When the CMO of McDonald’s, Deborah Wahl, announced DDB as its new agency, she was excited: “This agency of the future really has digital and data at heart,” she said in an interview in August. That’s great. But the agency of the future may also be dirt poor: McDonald’s required DDB sign a zero-margin contract for the $1 billion account.
The McDonald’s-DDB deal the first domino to fall that will result in more agreements of the sort, part of a new agency-client relationship that gives smaller, unknown agencies the opportunity to win new clients while simultaneously giving those clients, always looking for a way to cut costs and get more out of their agencies, more power. The year ahead will see agencies complain — and then claw each other’s eyes out to cut sweetheart deals to land marquee clients.
There is precedent for these type of deals. The first-ever one might have been Doner, before the agency was sold to MDC Partners, in the mid-2000s, who declared to clients that it would forego profit and only share in the results. “The clients didn’t know how to handle this,” recalls Ann Billock of Ark Advisors. But it was mostly used as a ploy, say those familiar with the matter. Most people knew that the agency baked in a profit any way — and kept overheads low thanks to owning their own real estate.
The average agency margin, or markup, in the U.S. is between 13 percent and 15 percent. Procurement departments inside clients obviously look to go lower, and often tap compensation companies to do that. So if a shop asks for $100,000 as a fee, then asks for a 20 percent margin, what they really mean is a $20,000 markup on top of that fee. Some clients offer both margins and markups.
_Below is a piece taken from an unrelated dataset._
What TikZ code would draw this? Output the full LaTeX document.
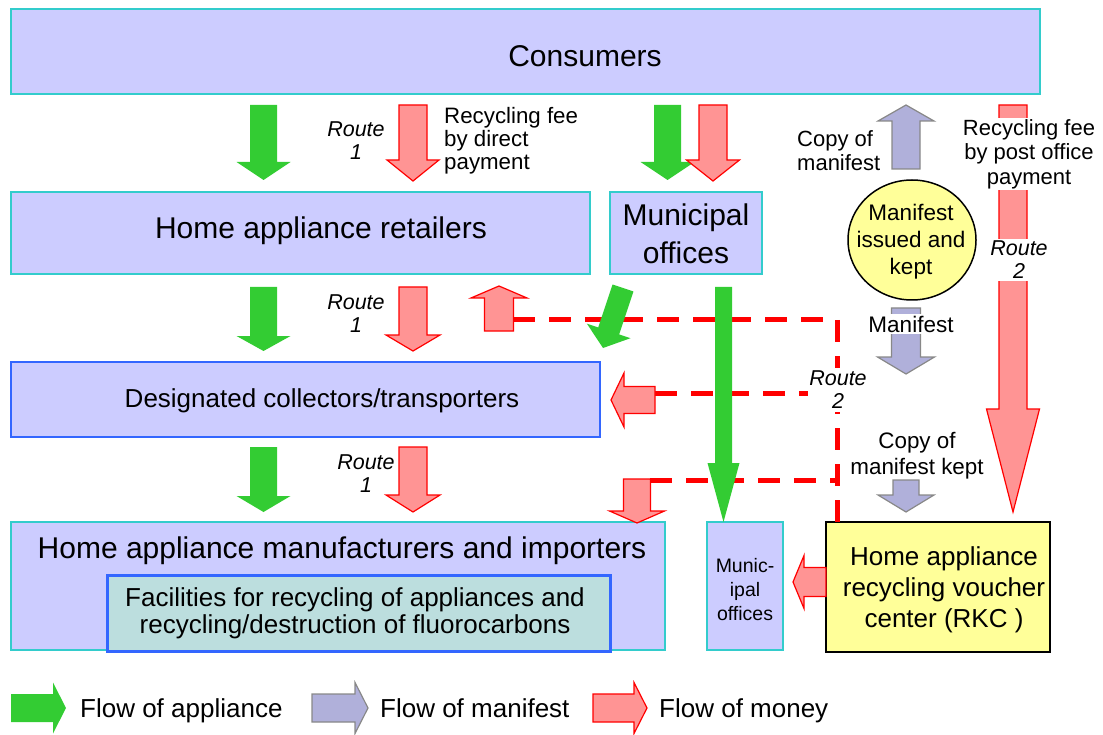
\documentclass[tikz,border=0pt]{standalone}
\usepackage{fontspec}
\setmainfont{Liberation Sans}
\usetikzlibrary{calc}
\definecolor{boxfill}{HTML}{CCCCFF}
\definecolor{boxcyan}{HTML}{33CCCC}
\definecolor{boxblue}{HTML}{3366FF}
\definecolor{appgreen}{HTML}{33CC33}
\definecolor{moneyfill}{HTML}{FF9494}
\definecolor{manfill}{HTML}{B0B0DA}
\definecolor{manedge}{HTML}{888888}
\definecolor{yel}{HTML}{FFFF99}
\definecolor{facfill}{HTML}{BCDEDE}
% #1 style, #2 tail, #3 tip, #4 shaft half width, #5 head half width, #6 head length
\newcommand\blockarr[6]{%
  \coordinate (ba-c) at ($#3!#6!#2$);
  \draw[#1] ($#2!#4!90:#3$) -- ($(ba-c)!#4!90:#3$) -- ($(ba-c)!#5!90:#3$) -- #3
    -- ($(ba-c)!#5!-90:#3$) -- ($(ba-c)!#4!-90:#3$) -- ($#2!#4!-90:#3$) -- cycle;
}
\begin{document}
\begin{tikzpicture}[x=1pt,y=-1pt,
  abox/.style={draw=boxcyan,fill=boxfill,line width=2pt,inner sep=0pt},
  txt/.style={inner sep=0pt,align=center},
  appl/.style={fill=appgreen,draw=none},
  money/.style={fill=moneyfill,draw=red,line width=1.2pt,line join=miter},
  manif/.style={fill=manfill,draw=manedge,line width=1.2pt},
  dashline/.style={draw=red,line width=5pt,dash pattern=on 22pt off 14pt},
  route/.style={inner sep=1pt,align=center,font=\itshape\fontsize{21.5}{23}\selectfont},
  whitebg/.style={fill=white},
]
\useasboundingbox (0,0) rectangle (1103,735);

% boxes
\node[abox,minimum width=1029pt,minimum height=85pt] (consumers) at (525.5,51.5) {};
\node[txt,font=\fontsize{30}{36}\selectfont] (consumers-t) at (585,56) {Consumers};

\node[abox,minimum width=579pt,minimum height=82pt] (retailers) at (300.5,233) {};
\node[txt,font=\fontsize{30}{36}\selectfont] (retailers-t) at (321,231) {Home appliance retailers};

\node[abox,minimum width=152pt,minimum height=82pt] (muni) at (686,233) {};
\node[txt,font=\fontsize{30}{38}\selectfont] (muni-t) at (686,234) {Municipal\\offices};

\node[abox,draw=boxblue,minimum width=589pt,minimum height=75pt] (collect) at (305.5,399.5) {};
\node[txt,font=\fontsize{26}{30}\selectfont] (collect-t) at (322,401) {Designated collectors/transporters};

\node[abox,minimum width=654pt,minimum height=128pt] (manuf) at (338,586) {};
\node[txt,font=\fontsize{30}{36}\selectfont] (manuf-t) at (342,551) {Home appliance manufacturers and importers};

\node[draw=boxblue,fill=facfill,line width=3pt,minimum width=503pt,minimum height=76pt,inner sep=0pt] (facil) at (358.5,613) {};
\node[txt,font=\fontsize{26}{27}\selectfont] (facil-t) at (355,613) {Facilities for recycling of appliances and\\recycling/destruction of fluorocarbons};

\node[abox,minimum width=76pt,minimum height=128pt] (muni2) at (745,586) {};
\node[txt,font=\fontsize{19.5}{24}\selectfont] (muni2-t) at (745,590) {Munic-\\ipal\\offices};

\node[draw=black,fill=yel,line width=2pt,minimum width=224pt,minimum height=130pt,inner sep=0pt] (rkc) at (938,587) {};
\node[txt,font=\fontsize{26}{31}\selectfont] (rkc-t) at (944,590) {Home appliance\\recycling voucher\\center (RKC )};

\draw[fill=yel,line width=1.5pt] (912,240) ellipse [x radius=64, y radius=60];
\node[txt,font=\fontsize{22.5}{27}\selectfont] (issued) at (911,242) {Manifest\\issued and\\kept};

% dashed route 2 lines
\draw[dashline] (513,320) -- (837,320) -- (837,522);
\draw[dashline] (655,393) -- (837,393);
\draw[dashline] (650,480) -- (837,480);

% appliance flows
\blockarr{appl}{(263.5,105)}{(263.5,180)}{13.5pt}{27pt}{18pt}
\blockarr{appl}{(263.5,287)}{(263.5,351)}{13.5pt}{27pt}{15pt}
\blockarr{appl}{(263.5,447)}{(263.5,512)}{13.5pt}{27pt}{16pt}
\blockarr{appl}{(667.5,105)}{(667.5,180)}{13.5pt}{27pt}{18pt}
\blockarr{appl}{(623,288)}{(603,348)}{11pt}{23pt}{18pt}
\blockarr{appl}{(723.5,287)}{(723.5,522)}{8.5pt}{16pt}{59pt}

% money flows
\blockarr{money}{(413,105)}{(413,181)}{14pt}{26pt}{21pt}
\blockarr{money}{(713,105)}{(713,181)}{14pt}{26.5pt}{21pt}
\blockarr{money}{(413,287)}{(413,351)}{14pt}{27pt}{16pt}
\blockarr{money}{(413,447)}{(413,512)}{14pt}{27pt}{17pt}
\blockarr{money}{(499,331)}{(499,286)}{14.5pt}{28pt}{12pt}
\blockarr{money}{(655,400)}{(611,400)}{13.5pt}{27pt}{13pt}
\blockarr{money}{(637,479)}{(637,523)}{13.5pt}{27.5pt}{12pt}
\blockarr{money}{(826,582)}{(793,582)}{14.5pt}{26.5pt}{11pt}
\blockarr{money}{(1013,105)}{(1013,512)}{14pt}{26.5pt}{103pt}

% manifest flows
\blockarr{manif}{(906,169)}{(906,105)}{14pt}{28pt}{16pt}
\blockarr{manif}{(906,308)}{(906,374)}{14.5pt}{28.5pt}{17pt}
\blockarr{manif}{(906,480)}{(906,512)}{13pt}{28pt}{17pt}

% labels
\node[route] (r1a) at (356,141) {Route\\1};
\node[route] (r1b) at (356,314) {Route\\1};
\node[route] (r1c) at (366,474) {Route\\1};
\node[txt,align=left,anchor=west,font=\fontsize{22.3}{23}\selectfont] (feedirect) at (444,141) {Recycling fee\\by direct\\payment};
\node[txt,align=left,anchor=west,font=\fontsize{22}{24}\selectfont] (copyman) at (797,151) {Copy of\\manifest};
\node[txt,whitebg,inner sep=1pt,font=\fontsize{22}{24.5}\selectfont] (feepost) at (1029,154) {Recycling fee\\by post office\\payment};
\node[route,whitebg,inner ysep=2pt] (r2a) at (1019,260) {Route\\2};
\node[route,whitebg,inner ysep=3pt] (r2b) at (838,390) {Route\\2};
\node[txt,whitebg,inner sep=2pt,font=\fontsize{22.5}{26}\selectfont] (manlab) at (911,324) {Manifest};
\node[txt,font=\fontsize{22.4}{26}\selectfont] (copykept) at (917,456) {Copy of\\manifest kept};

% legend
\blockarr{appl}{(11,708)}{(66,708)}{14pt}{25.5pt}{13pt}
\node[txt,anchor=base west,font=\fontsize{26}{30}\selectfont] (lg1) at (80,717) {Flow of appliance};
\blockarr{manif}{(312,708)}{(368,708)}{14pt}{25.5pt}{13pt}
\node[txt,anchor=base west,font=\fontsize{26}{30}\selectfont] (lg2) at (380,717) {Flow of manifest};
\blockarr{money}{(593,708)}{(647,708)}{14pt}{25.5pt}{13pt}
\node[txt,anchor=base west,font=\fontsize{26}{30}\selectfont] (lg3) at (659,717) {Flow of money};
\end{tikzpicture}
\end{document}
And yet zero margin deals can make sense from the agency side. For companies like Omnicom’s Hearts and Science, which won AT&T’s media business in August, many suspect that it won not only because of a data-driven pitch, but because of a new revenue-sharing model.
“It’s agency terminology to refer to these things as zero margin, from an advertiser perspective it’s a heavily incentivized performance-based contract,” says Tom Denford, chief strategy officer at consultancy ID Comms.
One of the biggest and most attractive upsides, at least right now, is on the media side. Denford says that performance-based remuneration has to be the future for agencies: “If you incentivize an agency to buy cheap media they do not care how many cans of beans you sell. You need to make sure the agency is motivated to help you sell baked beans and is aligned with your business outcome,” he says. Simply: An agency with skin in the game is likelier to operate in a client’s best interests.
Clients do create incentive-based structures as part of these deals. These can take multiple forms. Incentives can be based on how the company performs, overall, as well as actual advertising-related KPIs. Sometimes incentives can be based on what compensation experts dub “was it fun getting there?,” that is, was it enjoyable to work with the agency? (Most consultants say clients will usually stiff agencies on that last one, since it’s so subjective.)
If an agency operates on zero-margin and has long payment terms of 120-plus days built into contracts of 120-plus days, that can be a financial burden many agencies can’t afford to take on. And yet, the potential upside can be limitless. If sales grow 100 percent, the agency is owed a lot more money by its client. As one holding company agency CEO says on condition of anonymity, “procurement is going to get very skittish around these deals.”
“It’ll continue moving in this direction,” says Gunning. “Ten years ago we’d talk to clients about these kinds of low-margin deals but we didn’t have capabilities” to look at data and see if agency services were really making a difference. “McDonald’s has been a tipping point for us.”